The question is intentionally misleading; the name probably has you thinking about Khan Academy, whose videos reach over 10 million unique users per month.

But since 2005, one company has been soaring high for students and teachers--all while staying under investors’ radar. According to Quantcast’s count, the crown belongs to Quizlet, which has been flirting with cracking Quantcast’s Top 50. (Khan doesn’t even appear on the list.) Not counting YouTube, Wikipedia and Google—which many teachers and students use on a daily basis—that would make Quizlet the top education company on the list.

For a company that eschews the heavy-handed marketing, venture capital and celebrity status prevalent in today’s edtech industry, the numbers are impressive: Quizlet today claims close to 15 million monthly active users, who on average spend close to 20 minutes per session. There are now over 70 million sets of study questions, with close to 1 million sets added each week. The company consistently ranks in the top 10 free education apps in the iTunes and Google Play stores.

These stats, shared by CEO Dave Margulius, are just the latest milestone in Quizlet’s quest to establish, in his words, “a global consumer brand with a simple and effective suite of tools and games that people will use to learn.”

The San Francisco-based company, which has been entirely self-funded, was started by a student, for students. And while the tool has become synonymous with flashcards, students also use it to quiz themselves with multiple-choice tests, practice spelling foreign words via audio exercises, and challenge one another with multi-player games that focus on speed and accuracy.

You currently won’t find anyone with the title of “Sales” or “Marketing” on the team page. That’s something Margulius is proud of—a testament to how the product has successfully spread by word of mouth. He’s shouldered whatever sales and marketing responsibilities have been needed.

But that may soon change, given Quizlet’s ambition to build a global brand. By this time next year, Margulius says the company headcount could spike from 21 to 50 employees as it beefs up product offerings and grows its presence overseas. Quizlet is used in “every country, every day with the exception of North Korea and some countries in West Africa,” Margulius says. To accelerate adoption, the company will begin to provide support for Spanish, French and other languages, and consider putting more resources behind publicity efforts.

The company will also be rolling out new activities designed specifically for the classroom. “Quizlet is developing a set of building blocks and activities that teachers can mix and match to support their instruction,” explains Margulius. For example, there’ll be exercises and games for students to play together as a group, such as a multi-player sentence writing game, that the teacher can moderate.

Margulius estimates that 1 percent of its users are subscribers who pay $15 or $25 per year; napkin math suggests that the company is pulling in at least $3 million in annual user fees. Include revenue from ads, and the Quizlet’s revenue run rate is even higher. The company also had an early helping hand: Margulius used revenue generated by a separate venture, CollectorsWeekly.com, to subsidize Quizlet for its first few years.

“We’ve invested well north of $10 million in capital into Quizlet to date (from revenue), despite not having taken outside investment,” Margulius says.
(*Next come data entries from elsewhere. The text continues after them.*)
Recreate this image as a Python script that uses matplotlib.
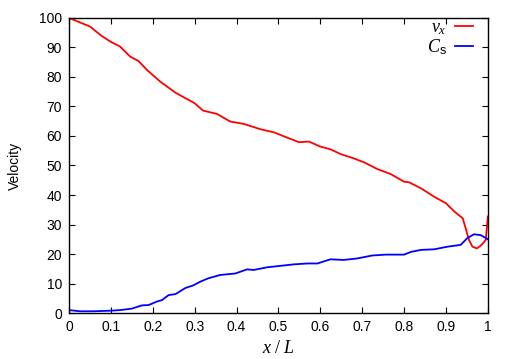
import matplotlib
matplotlib.use("Agg")
import matplotlib.pyplot as plt

plt.rcParams['font.family'] = ['Liberation Sans', 'DejaVu Sans']
plt.rcParams['mathtext.fontset'] = 'custom'
plt.rcParams['mathtext.rm'] = 'Liberation Serif'
plt.rcParams['mathtext.it'] = 'Liberation Serif:italic'
plt.rcParams['mathtext.sf'] = 'Liberation Sans'

# Data
vx_x = [0.0, 0.05, 0.078, 0.1, 0.122, 0.146, 0.166, 0.186, 0.218, 0.254, 0.278, 0.286,
        0.3, 0.32, 0.353, 0.385, 0.417, 0.457, 0.49, 0.52, 0.549, 0.573, 0.6, 0.624,
        0.648, 0.68, 0.704, 0.736, 0.768, 0.8, 0.812, 0.84, 0.872, 0.9, 0.92, 0.94,
        0.947, 0.955, 0.963, 0.974, 0.985, 0.995, 1.0]
vx_y = [100, 97.1, 93.9, 91.9, 90.3, 86.9, 85.4, 82.4, 78.4, 74.7, 72.8, 72.2,
        71.1, 68.6, 67.5, 64.9, 64.1, 62.3, 61.2, 59.5, 57.9, 58.1, 56.4, 55.5,
        53.9, 52.4, 51.1, 48.8, 47.1, 44.5, 44.3, 42.3, 39.4, 37.2, 34.4, 32.1,
        28.7, 24.8, 22.5, 21.9, 23.1, 24.8, 32.7]

cs_x = [0.0, 0.026, 0.058, 0.1, 0.122, 0.15, 0.174, 0.19, 0.21, 0.222, 0.238, 0.254,
        0.278, 0.297, 0.313, 0.333, 0.361, 0.397, 0.425, 0.441, 0.473, 0.505, 0.537,
        0.569, 0.593, 0.624, 0.656, 0.688, 0.724, 0.756, 0.8, 0.816, 0.84, 0.872,
        0.904, 0.935, 0.951, 0.967, 0.983, 1.0]
cs_y = [1.0, 0.6, 0.6, 0.8, 1.0, 1.5, 2.6, 2.7, 3.9, 4.4, 6.1, 6.4,
        8.5, 9.4, 10.6, 11.8, 12.9, 13.4, 14.8, 14.6, 15.5, 16.0, 16.5,
        16.8, 16.8, 18.2, 18.0, 18.5, 19.5, 19.8, 19.8, 20.7, 21.4, 21.6,
        22.5, 23.1, 25.4, 26.7, 26.4, 25.0]

xticks = [0, 0.1, 0.2, 0.3, 0.4, 0.5, 0.6, 0.7, 0.8, 0.9, 1]
xticklabels = ['0', '0.1', '0.2', '0.3', '0.4', '0.5', '0.6', '0.7', '0.8', '0.9', '1']
yticks = list(range(0, 101, 10))

fig = plt.figure(figsize=(5.13, 3.59), dpi=100)
ax = fig.add_axes([0.1345, 0.128, 0.8165, 0.822])

ax.plot(vx_x, vx_y, color='#ff0000', lw=1.3, label=r'$v_x$')
ax.plot(cs_x, cs_y, color='#0000ff', lw=1.3, label=r'$C_\mathsf{s}$')

ax.set_xlim(0, 1)
ax.set_ylim(0, 100)
ax.set_xticks(xticks)
ax.set_xticklabels(xticklabels)
ax.set_yticks(yticks)
ax.tick_params(direction='in', top=True, right=True, length=4, width=0.8,
               labelsize=10, pad=5)
for s in ax.spines.values():
    s.set_linewidth(1.0)

ax.set_ylabel('Velocity', fontsize=10, labelpad=12)
ax.set_xlabel(r'$x\ /\ L$', fontsize=13, labelpad=4)

ax.legend(loc='upper right', frameon=False, markerfirst=False, fontsize=13,
          handlelength=1.0, handletextpad=0.5, labelspacing=0.0,
          borderaxespad=0.0, borderpad=0.1, bbox_to_anchor=(0.97, 1.0))

fig.savefig('out.png', dpi=100)
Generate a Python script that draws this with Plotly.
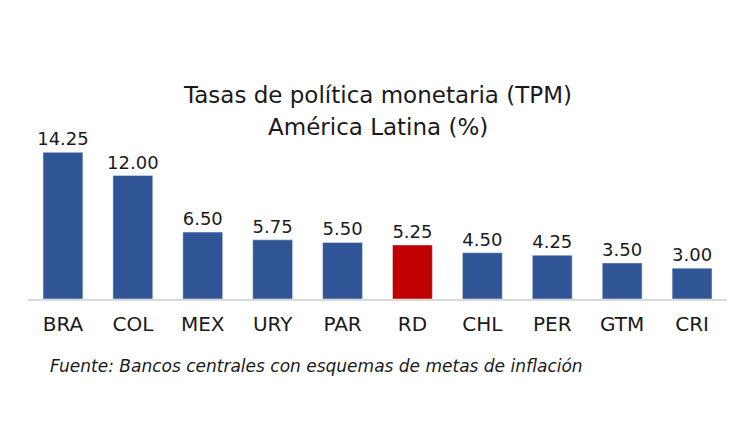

Dollars are surely important—but only part of the metric that Margulius defines as success. He’s more focused on growing customer loyalty “from grade school to grad school to vocational and lifelong learning.” High school students who first used Quizlet in 2006 as study aids continue to use the tool. Now, even police officers are telling him how Quizlet has helped them make it through the academy.

“People often focus on how dollars are shifting from traditional to online tools,” explains Margulius. “I prefer to look at time—how much time are kids and teachers spending on software? We’ve been the beneficiary of that shift,” he says.